WHAT IS NEEDED:
Transcribe every line from the top down to the line with "const cell100Err = [0.3, 0.3, 0.4, 0.5];", both ends included, but not the pictures.

AVAILABLE DATA:
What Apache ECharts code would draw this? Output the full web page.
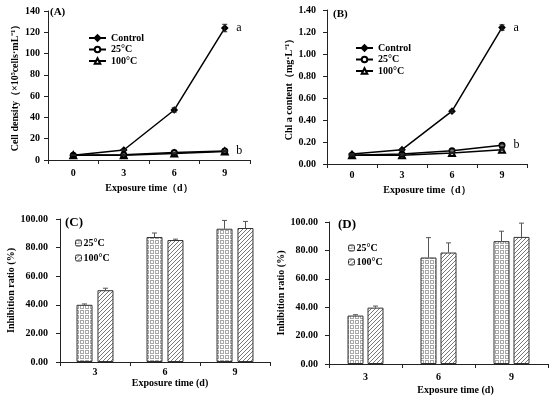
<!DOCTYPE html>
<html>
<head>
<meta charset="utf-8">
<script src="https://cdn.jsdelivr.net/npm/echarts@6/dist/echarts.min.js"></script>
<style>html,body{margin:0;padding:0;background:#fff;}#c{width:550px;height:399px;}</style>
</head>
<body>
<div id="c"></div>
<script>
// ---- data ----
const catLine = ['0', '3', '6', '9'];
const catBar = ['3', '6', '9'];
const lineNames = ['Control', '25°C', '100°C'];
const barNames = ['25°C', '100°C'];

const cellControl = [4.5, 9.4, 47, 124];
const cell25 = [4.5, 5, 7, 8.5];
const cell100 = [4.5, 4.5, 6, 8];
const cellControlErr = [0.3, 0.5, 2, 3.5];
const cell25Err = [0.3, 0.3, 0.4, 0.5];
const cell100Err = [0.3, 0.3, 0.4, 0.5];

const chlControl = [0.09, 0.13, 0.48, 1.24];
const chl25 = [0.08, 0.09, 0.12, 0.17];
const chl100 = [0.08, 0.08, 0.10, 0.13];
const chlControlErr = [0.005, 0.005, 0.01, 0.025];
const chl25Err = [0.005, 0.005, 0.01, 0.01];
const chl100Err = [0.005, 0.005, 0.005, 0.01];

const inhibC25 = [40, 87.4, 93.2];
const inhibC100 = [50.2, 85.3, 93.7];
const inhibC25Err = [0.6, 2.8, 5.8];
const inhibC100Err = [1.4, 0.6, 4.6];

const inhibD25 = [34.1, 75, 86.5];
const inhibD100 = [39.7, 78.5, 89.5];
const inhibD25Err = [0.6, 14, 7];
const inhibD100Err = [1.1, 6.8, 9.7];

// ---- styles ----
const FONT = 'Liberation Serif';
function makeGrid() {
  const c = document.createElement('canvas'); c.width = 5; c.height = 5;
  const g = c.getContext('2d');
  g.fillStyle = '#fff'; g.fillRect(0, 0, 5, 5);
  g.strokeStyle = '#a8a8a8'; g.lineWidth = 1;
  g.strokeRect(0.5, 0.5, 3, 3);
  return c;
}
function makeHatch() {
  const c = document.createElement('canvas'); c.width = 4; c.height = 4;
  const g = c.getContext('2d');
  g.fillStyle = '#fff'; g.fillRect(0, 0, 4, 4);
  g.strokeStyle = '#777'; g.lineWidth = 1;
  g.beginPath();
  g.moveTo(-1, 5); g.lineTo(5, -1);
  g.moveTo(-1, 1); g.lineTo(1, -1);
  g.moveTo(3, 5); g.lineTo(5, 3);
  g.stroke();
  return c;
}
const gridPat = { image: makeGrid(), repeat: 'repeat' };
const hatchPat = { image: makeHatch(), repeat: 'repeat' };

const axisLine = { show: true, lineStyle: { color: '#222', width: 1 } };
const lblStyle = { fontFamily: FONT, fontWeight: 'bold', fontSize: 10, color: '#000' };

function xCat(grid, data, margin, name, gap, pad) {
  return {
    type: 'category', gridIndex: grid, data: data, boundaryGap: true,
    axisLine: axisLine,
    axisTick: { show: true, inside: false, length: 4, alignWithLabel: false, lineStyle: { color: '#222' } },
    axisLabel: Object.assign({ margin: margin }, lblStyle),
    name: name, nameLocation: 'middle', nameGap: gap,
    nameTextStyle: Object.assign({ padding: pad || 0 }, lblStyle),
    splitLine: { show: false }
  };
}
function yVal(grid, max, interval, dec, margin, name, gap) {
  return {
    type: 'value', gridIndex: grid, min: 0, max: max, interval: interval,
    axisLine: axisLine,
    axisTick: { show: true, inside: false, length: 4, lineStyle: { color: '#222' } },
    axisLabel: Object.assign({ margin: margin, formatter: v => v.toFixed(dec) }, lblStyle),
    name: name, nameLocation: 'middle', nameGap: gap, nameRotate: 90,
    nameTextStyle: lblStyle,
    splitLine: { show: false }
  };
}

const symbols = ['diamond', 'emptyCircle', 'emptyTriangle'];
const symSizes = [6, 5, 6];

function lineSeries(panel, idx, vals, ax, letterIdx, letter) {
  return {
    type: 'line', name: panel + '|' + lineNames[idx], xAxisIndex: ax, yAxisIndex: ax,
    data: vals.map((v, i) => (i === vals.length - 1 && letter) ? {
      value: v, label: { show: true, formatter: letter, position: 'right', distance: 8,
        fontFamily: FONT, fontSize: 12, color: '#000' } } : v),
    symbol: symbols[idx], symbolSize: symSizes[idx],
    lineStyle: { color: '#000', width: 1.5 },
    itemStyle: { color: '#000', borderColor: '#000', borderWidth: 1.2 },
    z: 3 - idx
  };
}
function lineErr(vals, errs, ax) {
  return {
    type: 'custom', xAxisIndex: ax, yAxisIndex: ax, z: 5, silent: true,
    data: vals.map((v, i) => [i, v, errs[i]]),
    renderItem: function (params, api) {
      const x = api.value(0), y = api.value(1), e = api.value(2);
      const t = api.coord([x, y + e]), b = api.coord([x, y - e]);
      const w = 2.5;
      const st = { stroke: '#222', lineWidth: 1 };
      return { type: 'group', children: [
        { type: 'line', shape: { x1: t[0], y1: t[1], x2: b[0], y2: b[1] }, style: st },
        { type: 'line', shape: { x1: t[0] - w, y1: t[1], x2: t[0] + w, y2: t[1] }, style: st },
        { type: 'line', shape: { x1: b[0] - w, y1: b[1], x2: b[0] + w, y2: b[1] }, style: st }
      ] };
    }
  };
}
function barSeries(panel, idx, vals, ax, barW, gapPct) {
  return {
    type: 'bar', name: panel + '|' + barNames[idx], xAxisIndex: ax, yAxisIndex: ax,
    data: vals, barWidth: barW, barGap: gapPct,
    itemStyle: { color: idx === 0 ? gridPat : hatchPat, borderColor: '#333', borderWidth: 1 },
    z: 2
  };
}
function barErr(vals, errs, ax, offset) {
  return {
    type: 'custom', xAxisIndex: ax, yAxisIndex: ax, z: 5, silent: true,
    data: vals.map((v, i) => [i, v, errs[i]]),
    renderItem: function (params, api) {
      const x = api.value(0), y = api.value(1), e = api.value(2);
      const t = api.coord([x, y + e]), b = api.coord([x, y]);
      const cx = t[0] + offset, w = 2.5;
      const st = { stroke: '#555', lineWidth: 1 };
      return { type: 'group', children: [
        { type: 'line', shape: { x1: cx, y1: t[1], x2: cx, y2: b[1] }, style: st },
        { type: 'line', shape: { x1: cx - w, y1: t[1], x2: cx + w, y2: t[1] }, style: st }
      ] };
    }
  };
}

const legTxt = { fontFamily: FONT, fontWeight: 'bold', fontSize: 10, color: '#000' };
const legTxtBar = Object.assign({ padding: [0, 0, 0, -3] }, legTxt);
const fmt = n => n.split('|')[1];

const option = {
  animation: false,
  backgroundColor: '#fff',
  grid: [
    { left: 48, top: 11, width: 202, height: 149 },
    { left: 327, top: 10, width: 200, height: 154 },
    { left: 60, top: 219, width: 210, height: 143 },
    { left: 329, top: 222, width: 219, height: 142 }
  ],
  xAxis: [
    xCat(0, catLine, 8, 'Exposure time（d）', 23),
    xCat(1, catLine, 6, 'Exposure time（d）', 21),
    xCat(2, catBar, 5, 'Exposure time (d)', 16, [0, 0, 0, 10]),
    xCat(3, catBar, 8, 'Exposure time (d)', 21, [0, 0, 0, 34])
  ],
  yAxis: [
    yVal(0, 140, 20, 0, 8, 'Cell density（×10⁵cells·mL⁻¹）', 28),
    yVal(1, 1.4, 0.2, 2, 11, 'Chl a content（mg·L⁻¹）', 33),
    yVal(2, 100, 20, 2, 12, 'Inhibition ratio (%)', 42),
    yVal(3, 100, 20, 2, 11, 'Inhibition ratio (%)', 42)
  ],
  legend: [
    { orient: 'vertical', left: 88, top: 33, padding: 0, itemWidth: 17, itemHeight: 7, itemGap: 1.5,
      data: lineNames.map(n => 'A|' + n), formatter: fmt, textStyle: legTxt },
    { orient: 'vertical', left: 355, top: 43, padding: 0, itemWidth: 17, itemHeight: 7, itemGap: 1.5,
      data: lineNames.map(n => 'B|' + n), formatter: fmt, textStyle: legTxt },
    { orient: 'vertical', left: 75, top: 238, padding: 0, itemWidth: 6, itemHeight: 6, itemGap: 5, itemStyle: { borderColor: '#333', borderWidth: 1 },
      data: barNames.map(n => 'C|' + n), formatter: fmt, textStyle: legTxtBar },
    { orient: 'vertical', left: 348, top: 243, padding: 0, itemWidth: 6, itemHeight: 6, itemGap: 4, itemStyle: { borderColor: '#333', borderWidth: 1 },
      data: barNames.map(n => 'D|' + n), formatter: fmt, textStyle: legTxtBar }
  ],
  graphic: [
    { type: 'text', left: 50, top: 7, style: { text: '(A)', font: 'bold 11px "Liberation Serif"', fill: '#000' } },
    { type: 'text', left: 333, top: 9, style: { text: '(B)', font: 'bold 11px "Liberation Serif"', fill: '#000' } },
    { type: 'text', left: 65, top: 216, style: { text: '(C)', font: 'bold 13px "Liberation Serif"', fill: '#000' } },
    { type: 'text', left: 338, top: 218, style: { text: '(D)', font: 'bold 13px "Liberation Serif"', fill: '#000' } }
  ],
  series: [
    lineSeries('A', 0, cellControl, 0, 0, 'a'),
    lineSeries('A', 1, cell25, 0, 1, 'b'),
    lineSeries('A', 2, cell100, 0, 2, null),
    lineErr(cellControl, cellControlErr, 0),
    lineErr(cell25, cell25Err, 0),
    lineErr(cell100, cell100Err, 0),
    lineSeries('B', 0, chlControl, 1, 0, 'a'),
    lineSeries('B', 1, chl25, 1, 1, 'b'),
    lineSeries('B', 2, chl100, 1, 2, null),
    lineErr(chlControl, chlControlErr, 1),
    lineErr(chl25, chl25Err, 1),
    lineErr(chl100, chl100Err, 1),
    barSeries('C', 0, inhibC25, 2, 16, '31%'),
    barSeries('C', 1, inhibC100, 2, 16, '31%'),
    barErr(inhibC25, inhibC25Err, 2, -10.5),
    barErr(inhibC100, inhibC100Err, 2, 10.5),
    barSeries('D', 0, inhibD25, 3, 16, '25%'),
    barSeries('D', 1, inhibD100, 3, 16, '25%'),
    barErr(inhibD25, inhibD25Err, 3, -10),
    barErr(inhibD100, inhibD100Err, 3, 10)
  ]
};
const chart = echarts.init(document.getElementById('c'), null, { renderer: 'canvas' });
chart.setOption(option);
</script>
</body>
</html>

EXERCISE OUTPUT:
What Apache ECharts code would draw this? Output the full web page.
<!DOCTYPE html>
<html>
<head>
<meta charset="utf-8">
<script src="https://cdn.jsdelivr.net/npm/echarts@6/dist/echarts.min.js"></script>
<style>html,body{margin:0;padding:0;background:#fff;}#c{width:550px;height:399px;}</style>
</head>
<body>
<div id="c"></div>
<script>
// ---- data ----
const catLine = ['0', '3', '6', '9'];
const catBar = ['3', '6', '9'];
const lineNames = ['Control', '25°C', '100°C'];
const barNames = ['25°C', '100°C'];

const cellControl = [4.5, 9.4, 47, 124];
const cell25 = [4.5, 5, 7, 8.5];
const cell100 = [4.5, 4.5, 6, 8];
const cellControlErr = [0.3, 0.5, 2, 3.5];
const cell25Err = [0.3, 0.3, 0.4, 0.5];
const cell100Err = [0.3, 0.3, 0.4, 0.5];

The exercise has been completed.